TASK INSTRUCTIONS: Print, word for word, every line from the beginning of the listing up to and including the line with "fig = go.Figure()". Pictures are to be excluded.

── DATA SEGMENT

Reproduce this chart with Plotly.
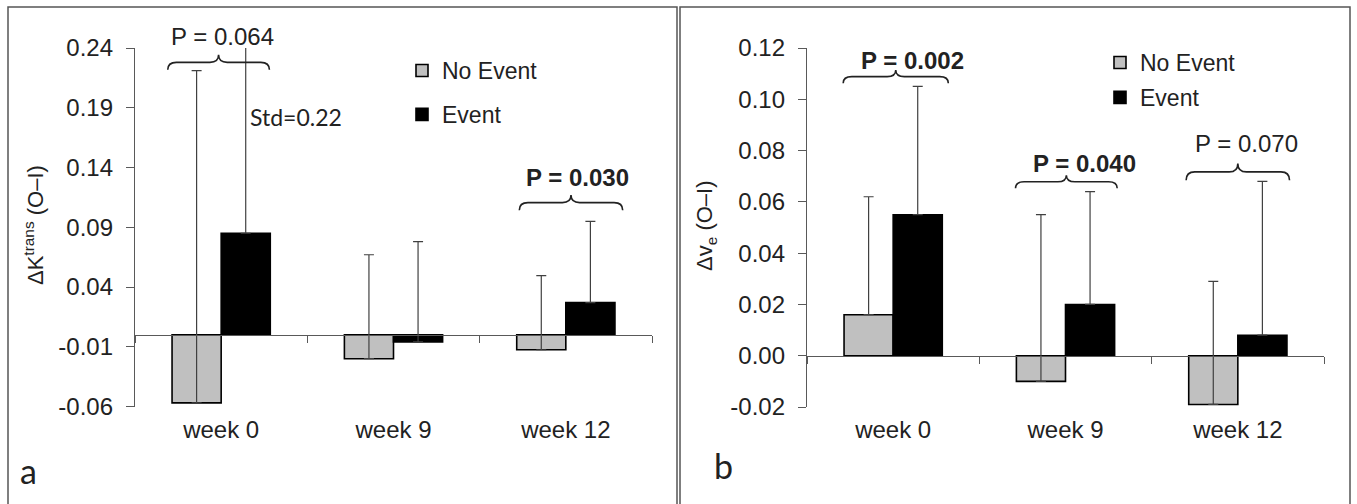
import plotly.graph_objects as go

# ---------------- data ----------------
cats = ["week 0", "week 9", "week 12"]

ktrans_no_event = [-0.057, -0.020, -0.0125]
ktrans_event = [0.085, -0.006, 0.027]
ktrans_no_event_sd = [0.278, 0.087, 0.062]
ktrans_event_sd = [0.22, 0.084, 0.068]

ve_no_event = [0.016, -0.010, -0.019]
ve_event = [0.055, 0.020, 0.008]
ve_no_event_sd = [0.046, 0.065, 0.048]
ve_event_sd = [0.050, 0.044, 0.060]

k_tickvals = [-0.06, -0.01, 0.04, 0.09, 0.14, 0.19, 0.24]
k_ticktext = ["-0.06", "-0.01", "0.04", "0.09", "0.14", "0.19", "0.24"]
v_tickvals = [-0.02, 0.00, 0.02, 0.04, 0.06, 0.08, 0.10, 0.12]
v_ticktext = ["-0.02", "0.00", "0.02", "0.04", "0.06", "0.08", "0.10", "0.12"]

k_range = [-0.06, 0.24]
v_range = [-0.02, 0.12]

# p-value annotations: (x category-index, y data, text, bold)
k_pvals = [(2.07, 0.132, "P = 0.030", True)]
k_top_pval = (0.01, "P = 0.064")  # sits above the axis range
v_pvals = [(0.11, 0.1152, "P = 0.002", True), (1.11, 0.0751, "P = 0.040", True),
           (2.05, 0.0829, "P = 0.070", False)]
# braces: (x0, x1, y_end, height)
k_braces = [(-0.31, 0.28, 0.2217, 0.0126), (1.73, 2.33, 0.1043, 0.0126)]
v_braces = [(-0.29, 0.32, 0.1063, 0.0051), (0.71, 1.30, 0.0653, 0.0051),
            (1.70, 2.30, 0.0684, 0.0066)]

# ---------------- style ----------------
W, H = 1357, 504
FONT = "Liberation Sans, Arial, sans-serif"
FONT2 = "Lato, Noto Sans, sans-serif"
TXT = "#222222"
AX = "#595959"
GRAY = "#c0c0c0"

fig = go.Figure()

def add_bars(xa, ya, ne, e, ne_sd, e_sd, legend, grp):
    for name, vals, sd, col in [("No Event", ne, ne_sd, GRAY), ("Event", e, e_sd, "black")]:
        fig.add_trace(go.Bar(
            x=cats, y=vals, name=name, xaxis=xa, yaxis=ya,
            marker=dict(color=col, line=dict(color="black", width=1.6)),
            error_y=dict(type="data", array=sd, symmetric=False, arrayminus=[0] * len(sd),
                         color="#404040", thickness=1.2, width=5),
            legend=legend, legendgroup=grp + name, showlegend=True,
        ))

add_bars("x", "y", ktrans_no_event, ktrans_event, ktrans_no_event_sd, ktrans_event_sd, "legend", "k")
add_bars("x2", "y2", ve_no_event, ve_event, ve_no_event_sd, ve_event_sd, "legend2", "v")

# invisible carriers so the zero-crossing category axes get drawn
for xa, ya in [("x3", "y"), ("x4", "y2")]:
    fig.add_trace(go.Scatter(x=cats, y=[None] * len(cats), xaxis=xa, yaxis=ya,
                             mode="markers", showlegend=False, hoverinfo="skip"))

ydom_l = [1 - 406.5 / H, 1 - 48 / H]
ydom_r = [1 - 407 / H, 1 - 48 / H]
xdom_l = [135 / W, 652 / W]
xdom_r = [807 / W, 1324 / W]

def zero_pos(rng, dom):
    return dom[0] + (0 - rng[0]) / (rng[1] - rng[0]) * (dom[1] - dom[0])

xcommon = dict(type="category", categoryarray=cats, categoryorder="array",
               range=[-0.5, 2.5], showgrid=False, zeroline=False)

label_x = dict(xcommon, showline=False, ticks="", showticklabels=True,
               tickfont=dict(family=FONT, size=24, color=TXT), ticklabelstandoff=6)
line_x = dict(xcommon, showline=True, linecolor=AX, linewidth=1.3, ticks="outside",
              tickson="boundaries", ticklen=7, tickcolor=AX, tickwidth=1.3,
              showticklabels=False, anchor="free")

ycommon = dict(showgrid=False, zeroline=False, showline=True, linecolor=AX, linewidth=1.3,
               ticks="outside", ticklen=8, tickcolor=AX, tickwidth=1.3,
               tickfont=dict(family=FONT, size=24, color=TXT), ticklabelstandoff=8)

fig.update_layout(
    width=W, height=H, margin=dict(l=0, r=0, t=0, b=0, autoexpand=False),
    paper_bgcolor="white", plot_bgcolor="white",
    barmode="group", bargap=0.43, bargroupgap=0,
    xaxis=dict(label_x, domain=xdom_l, anchor="y"),
    xaxis2=dict(label_x, domain=xdom_r, anchor="y2"),
    xaxis3=dict(line_x, domain=xdom_l, overlaying="x", position=zero_pos(k_range, ydom_l)),
    xaxis4=dict(line_x, domain=xdom_r, overlaying="x2", position=zero_pos(v_range, ydom_r)),
    yaxis=dict(ycommon, domain=ydom_l, range=k_range, tickvals=k_tickvals, ticktext=k_ticktext, anchor="x"),
    yaxis2=dict(ycommon, domain=ydom_r, range=v_range, tickvals=v_tickvals, ticktext=v_ticktext, anchor="x2"),
    legend=dict(x=402 / W, y=1 - 49 / H, xanchor="left", yanchor="top",
                font=dict(family=FONT, size=23, color=TXT), traceorder="grouped",
                tracegroupgap=11, bgcolor="rgba(0,0,0,0)"),
    legend2=dict(x=1100 / W, y=1 - 41 / H, xanchor="left", yanchor="top",
                 font=dict(family=FONT, size=23, color=TXT), traceorder="grouped",
                 tracegroupgap=2, bgcolor="rgba(0,0,0,0)"),
)

def brace_path(x0, x1, y0, h):
    xm = (x0 + x1) / 2
    r = 0.05
    yb = y0 + h / 2
    yp = y0 + h
    return (f"M {x0},{y0} Q {x0},{yb} {x0 + r},{yb} L {xm - r},{yb} "
            f"Q {xm},{yb} {xm},{yp} Q {xm},{yb} {xm + r},{yb} "
            f"L {x1 - r},{yb} Q {x1},{yb} {x1},{y0}")

shapes = []
for (x0, x1, y0, h) in k_braces:
    shapes.append(dict(type="path", xref="x", yref="y", path=brace_path(x0, x1, y0, h),
                       line=dict(color="#222", width=1.6)))
for (x0, x1, y0, h) in v_braces:
    shapes.append(dict(type="path", xref="x2", yref="y2", path=brace_path(x0, x1, y0, h),
                       line=dict(color="#222", width=1.6)))
# panel frames
shapes.append(dict(type="rect", xref="paper", yref="paper", x0=8 / W, x1=677 / W,
                   y0=-0.05, y1=1 - 7 / H, line=dict(color="#555", width=1.5)))
shapes.append(dict(type="rect", xref="paper", yref="paper", x0=680 / W, x1=1350 / W,
                   y0=-0.05, y1=1 - 7 / H, line=dict(color="#555", width=1.5)))

annotations = []
for (x, y, t, b) in k_pvals:
    annotations.append(dict(xref="x", yref="y", x=x, y=y, text=f"<b>{t}</b>" if b else t,
                            showarrow=False, font=dict(family=FONT, size=24, color=TXT)))
annotations.append(dict(xref="x", yref="paper", x=k_top_pval[0], y=1 - 37 / H, text=k_top_pval[1],
                        xanchor="center", yanchor="middle",
                        showarrow=False, font=dict(family=FONT, size=24, color=TXT)))
for (x, y, t, b) in v_pvals:
    annotations.append(dict(xref="x2", yref="y2", x=x, y=y, text=f"<b>{t}</b>" if b else t,
                            showarrow=False, font=dict(family=FONT, size=24, color=TXT)))
annotations.append(dict(xref="x", yref="y", x=0.156, y=0.1823, text="Std=0.22", xanchor="left",
                        showarrow=False, font=dict(family=FONT2, size=23, color=TXT)))
annotations.append(dict(xref="paper", yref="paper", x=34 / W, y=1 - 225 / H,
                        xanchor="center", yanchor="middle",
                        text="ΔK<sup>trans</sup> (O–I)", textangle=-90, showarrow=False,
                        font=dict(family=FONT, size=22, color=TXT)))
annotations.append(dict(xref="paper", yref="paper", x=706 / W, y=1 - 226 / H,
                        xanchor="center", yanchor="middle",
                        text="Δv<sub>e</sub> (O–I)", textangle=-90, showarrow=False,
                        font=dict(family=FONT, size=22, color=TXT)))
annotations.append(dict(xref="paper", yref="paper", x=28 / W, y=1 - 470 / H, text="a",
                        xanchor="center", yanchor="middle",
                        showarrow=False, font=dict(family=FONT2, size=34, color=TXT)))
annotations.append(dict(xref="paper", yref="paper", x=723 / W, y=1 - 465 / H, text="b",
                        xanchor="center", yanchor="middle",
                        showarrow=False, font=dict(family=FONT2, size=34, color=TXT)))

fig.update_layout(shapes=shapes, annotations=annotations)
fig.write_html("out.html", config={"displayModeBar": False},
               post_script="document.body.style.margin='0';")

────

WRITTEN REPLY:
Reproduce this chart with Plotly.
import plotly.graph_objects as go

# ---------------- data ----------------
cats = ["week 0", "week 9", "week 12"]

ktrans_no_event = [-0.057, -0.020, -0.0125]
ktrans_event = [0.085, -0.006, 0.027]
ktrans_no_event_sd = [0.278, 0.087, 0.062]
ktrans_event_sd = [0.22, 0.084, 0.068]

ve_no_event = [0.016, -0.010, -0.019]
ve_event = [0.055, 0.020, 0.008]
ve_no_event_sd = [0.046, 0.065, 0.048]
ve_event_sd = [0.050, 0.044, 0.060]

k_tickvals = [-0.06, -0.01, 0.04, 0.09, 0.14, 0.19, 0.24]
k_ticktext = ["-0.06", "-0.01", "0.04", "0.09", "0.14", "0.19", "0.24"]
v_tickvals = [-0.02, 0.00, 0.02, 0.04, 0.06, 0.08, 0.10, 0.12]
v_ticktext = ["-0.02", "0.00", "0.02", "0.04", "0.06", "0.08", "0.10", "0.12"]

k_range = [-0.06, 0.24]
v_range = [-0.02, 0.12]

# p-value annotations: (x category-index, y data, text, bold)
k_pvals = [(2.07, 0.132, "P = 0.030", True)]
k_top_pval = (0.01, "P = 0.064")  # sits above the axis range
v_pvals = [(0.11, 0.1152, "P = 0.002", True), (1.11, 0.0751, "P = 0.040", True),
           (2.05, 0.0829, "P = 0.070", False)]
# braces: (x0, x1, y_end, height)
k_braces = [(-0.31, 0.28, 0.2217, 0.0126), (1.73, 2.33, 0.1043, 0.0126)]
v_braces = [(-0.29, 0.32, 0.1063, 0.0051), (0.71, 1.30, 0.0653, 0.0051),
            (1.70, 2.30, 0.0684, 0.0066)]

# ---------------- style ----------------
W, H = 1357, 504
FONT = "Liberation Sans, Arial, sans-serif"
FONT2 = "Lato, Noto Sans, sans-serif"
TXT = "#222222"
AX = "#595959"
GRAY = "#c0c0c0"

fig = go.Figure()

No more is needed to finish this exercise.